Бумажные маки: Повесть о детстве - страница 15
В моей «лежачей» жизни чтение книг было таким же важным событием, как встреча с людьми из «внешнего» мира. Все, что происходило в книгах, врастало в мой опыт как реально мною пережитое.
Читали «Каштанку» светлым днем при веселом солнце, при движении вокруг. Но рассказ о смерти гуся Ивана Ивановича наполнил меня таким ужасом, как будто я слушала об этом в темноте, одна... Все так просто! Ничего необычного: комната, свеча, встревоженные кот, пес и человек, в комнате нет никого чужого. Только гусь Иван Иванович почему-то не спит, а сидит на полу, распластав крылья и раскрыв клюв. Человек уносит свечу с ее маленьким светом, прыгающим по грязным обоям и потолку, и собаке кажется, что в комнате стоит кто-то чужой, невидимый и бесформенный, кого нельзя укусить... И собака, и кот полны тоски.
Вот эта обыденность смерти, то глядящей в темное окно, то стоящей совсем рядом, так, что можно почувствовать ее присутствие, а прогнать ничем нельзя, простая обыденность и испугала меня больше всего. Я привыкла к мысли, что смерть приходит сразу, только когда человек этого заслужил каким-нибудь грехом, как у Гоголя в «Страшной мести». А обыкновенному человеку смерть должна дать знать о своем приходе заранее, чтобы человек успел приготовиться. Знаки ее приближения: таинственные знамения, встречи с покойниками во сне или — долгая болезнь... И если человек не совершил никакого злодеяния, ему не будет особенно страшно. Только неприятно, как перед операцией или болезненной перевязкой... Он же знает, что переходит в другую жизнь.
У Чехова в «Каштанке» нет предчувствия другой жизни, и смерть - не переход, а страшное ничто! Остается только холодный труп с вытянутыми лапами, с оскалом, и все на него смотрят с ужасом...
В таком ощущении мира была своя отвратительная убедительность. Убедительным его делала простота. Значит, и в эту комнату, где лежу я, может ночью прийти она или оно?.. Теперь я не решалась спать с открытым лицом, пряталась под одеяло с головой, чтобы смерть меня не заметила, не узнала, не посмотрела на мои закрытые глаза, чтобы прошла мимо... Я старалась дышать совсем незаметно, чтобы мое дыхание не привлекло ее...
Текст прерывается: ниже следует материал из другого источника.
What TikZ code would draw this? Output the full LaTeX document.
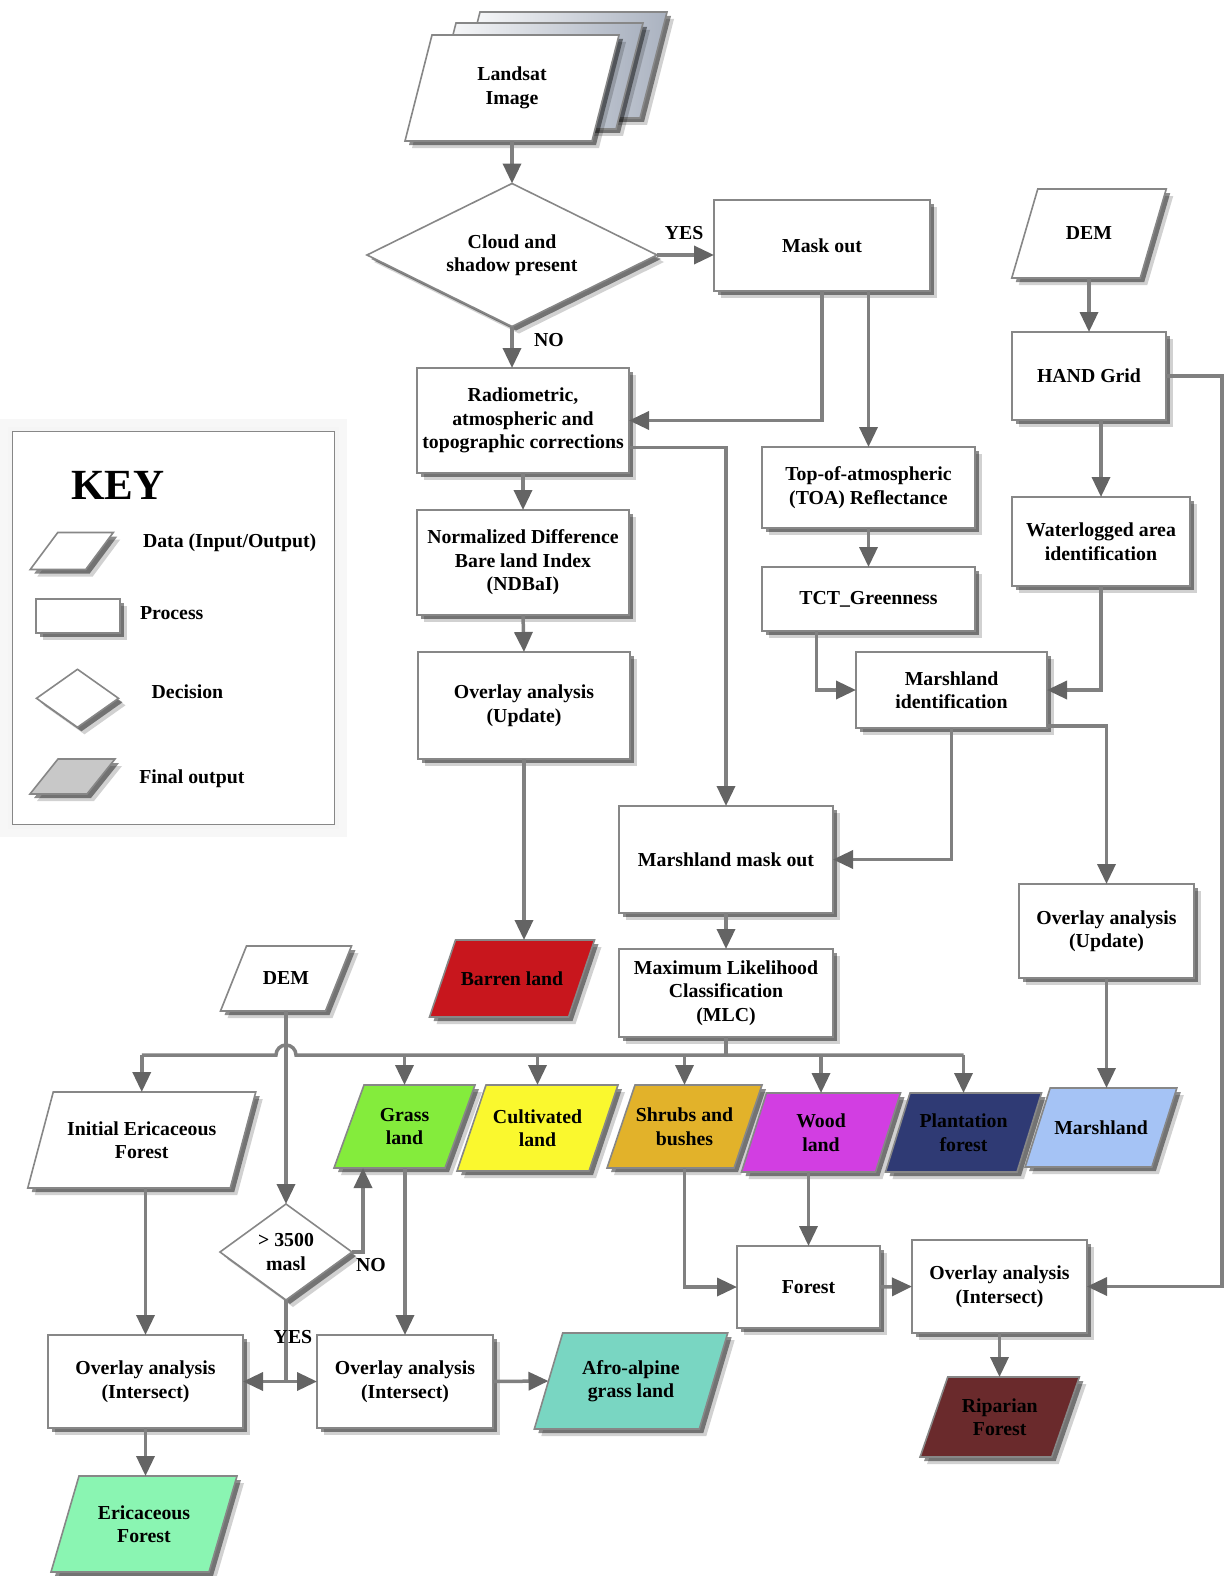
\documentclass[tikz,border=0pt]{standalone}
\usepackage{fontspec}
\setmainfont{Liberation Serif}
\usetikzlibrary{shapes.geometric,arrows.meta,shadows,backgrounds,calc}
\definecolor{lng}{RGB}{128,128,128}
\definecolor{tipg}{RGB}{100,100,100}
\definecolor{bdr}{RGB}{135,135,135}
\definecolor{sheetg}{RGB}{170,178,192}
\definecolor{barrenc}{RGB}{200,22,29}
\definecolor{grassc}{RGB}{132,236,60}
\definecolor{cultc}{RGB}{250,248,46}
\definecolor{shrubc}{RGB}{226,178,42}
\definecolor{woodc}{RGB}{210,62,226}
\definecolor{plantc}{RGB}{47,58,116}
\definecolor{marshc}{RGB}{165,195,245}
\definecolor{afroc}{RGB}{121,214,194}
\definecolor{ripac}{RGB}{106,42,44}
\definecolor{ericc}{RGB}{138,245,178}
\definecolor{finc}{RGB}{200,200,200}
\newcommand{\pgpath}[6]{%
  \draw[pg,#1] ({#2-(#4)/2+(#6)/2},{#3-(#5)/2}) -- ({#2+(#4)/2+(#6)/2},{#3-(#5)/2})
    -- ({#2+(#4)/2-(#6)/2},{#3+(#5)/2}) -- ({#2-(#4)/2-(#6)/2},{#3+(#5)/2}) -- cycle;}
\newcommand{\pgm}[8]{%
  \pgpath{fill=#7}{#2}{#3}{#4}{#5}{#6}%
  \node[minimum width=#4pt, minimum height=#5pt] (#1) at (#2,#3) {#8};}
\begin{document}
\begin{tikzpicture}[x=1pt,y=-1pt,
  every node/.style={font=\fontsize{19.8}{23.5}\selectfont\bfseries, outer sep=0pt, inner sep=0pt, align=center},
  shad/.style={drop shadow={shadow xshift=7pt,shadow yshift=-7pt,opacity=.18,fill=black},
               drop shadow={shadow xshift=4pt,shadow yshift=-4pt,opacity=.45,fill=black}},
  proc/.style={rectangle, draw=bdr, line width=1.6pt, fill=white, shad},
  dec/.style={diamond, draw=bdr, line width=1.6pt, fill=white, shad},
  pg/.style={draw=bdr, line width=1.6pt, shad},
  ln/.style={draw=lng, line width=3.5pt},
  arr/.style={ln, -{Triangle[length=20pt,width=18pt,color=tipg]}}]
\useasboundingbox (0,0) rectangle (1225,1576);

% ---------- KEY ----------
\node[draw=bdr, line width=1.2pt, fill=white, minimum width=321.6pt, minimum height=392.6pt] (key) at (173.5,628) {};
\begin{scope}[on background layer]
  \draw[line width=26pt, black!3] (key.north west) rectangle (key.south east);
  \draw[line width=18pt, black!3] (key.north west) rectangle (key.south east);
  \draw[line width=10pt, black!4] (key.north west) rectangle (key.south east);
\end{scope}
\node (keyt) at (118,485) {\fontsize{43}{50}\selectfont KEY};
\pgm{kdata}{71.75}{551}{55.5}{37}{27.5}{white}{}
\node[anchor=west] (kdatat) at (143,542.7) {Data (Input/Output)};
\node[proc, minimum width=84pt, minimum height=34pt] (kproc) at (78,616) {};
\node[anchor=west] (kproct) at (140,612.7) {Process};
\node[dec, minimum width=82pt, minimum height=58pt] (kdec) at (77.5,698.3) {};
\node[anchor=west] (kdect) at (151.7,691.7) {Decision};
\pgm{kfin}{72.5}{776.5}{57}{35}{28}{finc}{}
\node[anchor=west] (kfint) at (139.3,778.3) {Final output};

% ---------- top ----------
\pgpath{left color=white,right color=sheetg}{560}{65}{187}{106}{27}
\pgpath{left color=white,right color=sheetg}{536}{76}{187}{106}{27}
\pgm{landsat}{512}{88}{187}{106}{27}{white}{Landsat\\Image}
\node[dec, minimum width=290pt, minimum height=143pt, shape aspect=2] (dia) at (512,255) {Cloud and\\shadow present};
\node[proc, minimum width=216pt, minimum height=91pt] (mask) at (822,245.5) {Mask out};
\pgm{dem1}{1089}{233.5}{128.5}{89}{26}{white}{DEM}
\node[proc, minimum width=154pt, minimum height=88pt] (hand) at (1089,376) {HAND Grid};
\node[proc, minimum width=212pt, minimum height=105pt] (rad) at (523,420.5) {Radiometric,\\atmospheric and\\topographic corrections};
\node[proc, minimum width=213pt, minimum height=81pt] (toa) at (868.5,487.5) {Top-of-atmospheric\\(TOA) Reflectance};
\node[proc, minimum width=178pt, minimum height=89pt] (water) at (1101,541.5) {Waterlogged area\\identification};
\node[proc, minimum width=212pt, minimum height=105pt] (ndbai) at (523,562.5) {Normalized Difference\\Bare land Index\\(NDBaI)};
\node[proc, minimum width=213pt, minimum height=64pt] (tct) at (868.5,599) {TCT\_Greenness};
\node[proc, minimum width=191pt, minimum height=76pt] (mid) at (951.5,690) {Marshland\\identification};
\node[proc, minimum width=212pt, minimum height=107pt] (ovlU) at (524,705.5) {Overlay analysis\\(Update)};
\node[proc, minimum width=214pt, minimum height=107pt] (mmask) at (726,859.5) {Marshland mask out};
\node[proc, minimum width=175pt, minimum height=94pt] (ovlR) at (1106.5,931) {Overlay analysis\\(Update)};
\node[proc, minimum width=214pt, minimum height=88pt] (mlc) at (726,993) {Maximum Likelihood\\Classification\\(MLC)};
\pgm{barren}{512}{978.5}{139}{77}{26}{barrenc}{Barren land}
\pgm{dem2}{286}{978.5}{105}{65}{26}{white}{DEM}

% ---------- classes ----------
\pgm{iniE}{141.75}{1140}{202.5}{96}{25.5}{white}{Initial Ericaceous\\Forest}
\pgm{grass}{404.5}{1126.5}{111}{83}{30}{grassc}{Grass\\land}
\pgm{cult}{537.5}{1128}{132}{86}{29}{cultc}{Cultivated\\land}
\pgm{shrub}{684.5}{1126.5}{127}{83}{28}{shrubc}{Shrubs and\\bushes}
\pgm{wood}{821}{1132.5}{134}{79}{25}{woodc}{Wood\\land}
\pgm{plant}{963.5}{1132.5}{131.5}{79}{24.5}{plantc}{Plantation\\forest}
\pgm{marsh}{1101}{1127.5}{126.7}{79}{25}{marshc}{Marshland}

% ---------- bottom ----------
\node[dec, minimum width=132pt, minimum height=96pt, shape aspect=1.4] (dia2) at (286,1252) {> 3500\\masl};
\node[proc, minimum width=143pt, minimum height=82pt] (forest) at (808.5,1287) {Forest};
\node[proc, minimum width=175pt, minimum height=93pt] (ovlI) at (999.5,1286.5) {Overlay analysis\\(Intersect)};
\node[proc, minimum width=195pt, minimum height=93pt] (ovlL) at (145.5,1381.5) {Overlay analysis\\(Intersect)};
\node[proc, minimum width=176pt, minimum height=93pt] (ovlM) at (405,1381.5) {Overlay analysis\\(Intersect)};
\pgm{afro}{631}{1381}{165}{96}{28.4}{afroc}{Afro-alpine\\grass land}
\pgm{ripa}{999.7}{1417}{131.6}{80}{27.7}{ripac}{Riparian\\Forest}
\pgm{eric}{144}{1524}{158}{96}{28}{ericc}{Ericaceous\\Forest}

% ---------- connectors ----------
\draw[arr] (landsat.south) -- (dia.north);
\draw[arr] (dia.east) -- (dia.east -| mask.west);
\node (yes1) at (684,233) {YES};
\draw[arr] (dia.south) -- (dia.south |- rad.north);
\node (no1) at (549,340) {NO};
\draw[arr] (mask.south) |- (rad.east);
\draw[arr] (mask.south -| toa.north) -- (toa.north);
\draw[arr] (dem1.south) -- (hand.north);
\draw[arr] (hand.south -| water.north) -- (water.north);
\coordinate (rt) at (1222,0);
\draw[arr] (hand.east) -- (hand.east -| rt) |- (ovlI.east);
\draw[arr] ([yshift=-27pt]rad.east) -| (mmask.north);
\draw[arr] (rad.south) -- (ndbai.north);
\draw[arr] (ndbai.south) -- (ovlU.north);
\draw[arr] (ovlU.south) -- (ovlU.south |- barren.north);
\draw[arr] (toa.south) -- (tct.north);
\draw[arr] ([xshift=-52pt]tct.south) |- (mid.west);
\draw[arr] (water.south) |- (mid.east);
\draw[arr] (mid.south) |- (mmask.east);
\draw[arr] ([yshift=-36pt]mid.east) -| (ovlR.north);
\draw[arr] (mmask.south) -- (mlc.north);
\draw[arr] (ovlR.south) -- (ovlR.south |- marsh.north);

\coordinate (bus) at (0,1055);
\coordinate (hop) at (dem2.south |- bus);
\draw[ln] (mlc.south) -- (mlc.south |- bus);
\draw[ln] (iniE.north |- bus) -- ([xshift=-10pt]hop) arc[start angle=180,end angle=0,radius=10pt] -- (plant.north |- bus);
\draw[arr] (iniE.north |- bus) -- (iniE.north);
\draw[arr] (grass.north |- bus) -- (grass.north);
\draw[arr] (cult.north |- bus) -- (cult.north);
\draw[arr] (shrub.north |- bus) -- (shrub.north);
\draw[arr] (wood.north |- bus) -- (wood.north);
\draw[arr] (plant.north |- bus) -- (plant.north);

\draw[arr] (dem2.south) -- (dia2.north);
\draw[arr] (dia2.east) -| ([xshift=14pt]grass.south west);
\node (no2) at (371,1265) {NO};
\draw[ln] (dia2.south) -- (dia2.south |- ovlL.east);
\draw[arr] (dia2.south |- ovlL.east) -- (ovlL.east);
\draw[arr] (dia2.south |- ovlM.west) -- (ovlM.west);
\node (yes2) at (293,1337) {YES};
\draw[arr] (ovlM.north |- grass.south) -- (ovlM.north);
\draw[arr] (ovlL.north |- iniE.south) -- (ovlL.north);
\draw[arr] (ovlL.south) -- (ovlL.south |- eric.north);
\draw[arr] (ovlM.east) -- (afro.west);
\draw[arr] (shrub.south) |- (forest.west);
\draw[arr] (forest.north |- wood.south) -- (forest.north);
\draw[arr] (forest.east) -- (ovlI.west);
\draw[arr] (ovlI.south) -- (ovlI.south |- ripa.north);
\end{tikzpicture}
\end{document}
В темноте, когда гасили свет, мне вспоминалось под одеялом самое страшное.
Вот папа увозит меня из Лесостепной опытной станции, где я обычно проводила лето у бабушкиного брата Николая Кузьмича. Только что привез меня и опять увозит, потому что вдруг началась война... Он — в белой рубашке без пиджака. Жарко. Папа держит вожжи, как заправский возчик, нервно понукает лошадку и все время тревожно оглядывается, поворачивает ко мне молодое очкастое лицо, вопросительно смотрит и морщится. Ему жалко меня — он знает, что мне больно, когда телега подпрыгивает на колдобинах... Думали, что где-то ушибла спину. Ничего не знали еще про туберкулез.
Мы едем по узкой аллее, которой нет конца. По сторонам ее стоят кусты с ярко-ярко красной листвой. Мы едем, но словно на месте стоим, у телеги скрипят колеса, но не движутся, лошадь перебирает ногами — но напрасно: все те же красные кусты по обе стороны дороги замерли, задохнувшись в пыли, жаре. Давно не было дождя и в воздухе висит пыль. Она похожа на туман, но в ней нет влаги, плотная едкая мгла затопила мир... Полыхают узкие листья. Больно. Спина болит. От каждого толчка обжигает боль. Тоскливо. Белая папина рубаха слепит, как февральский снег...
А потом — серый город. Серая пыль. Черная штора на окне. Пыльная комната, где вещи вдруг обезумели и выскочили из своих углов, выползли из шкафа, лежат мертвыми грудами... Папа собирает меня в эвакуацию. С кем? Куда? Не знаю. У взрослых свои планы. Я удивляюсь полоскам на окне из пожелтевших газет с блеклыми буквами. В доме напротив тоже все окна в длинных желто-блеклых буквах X...
А еще — противогаз!
Папа принес домой противогаз и вдруг надел его. На меня смотрела, вытаращившись, резиновая голова с тусклыми стекляшками-глазами, висячим ребристым носом-хоботом. Это мертвое резиновое существо в папином костюме мотнуло резиновым хоботом и — протянуло ко мне папины руки!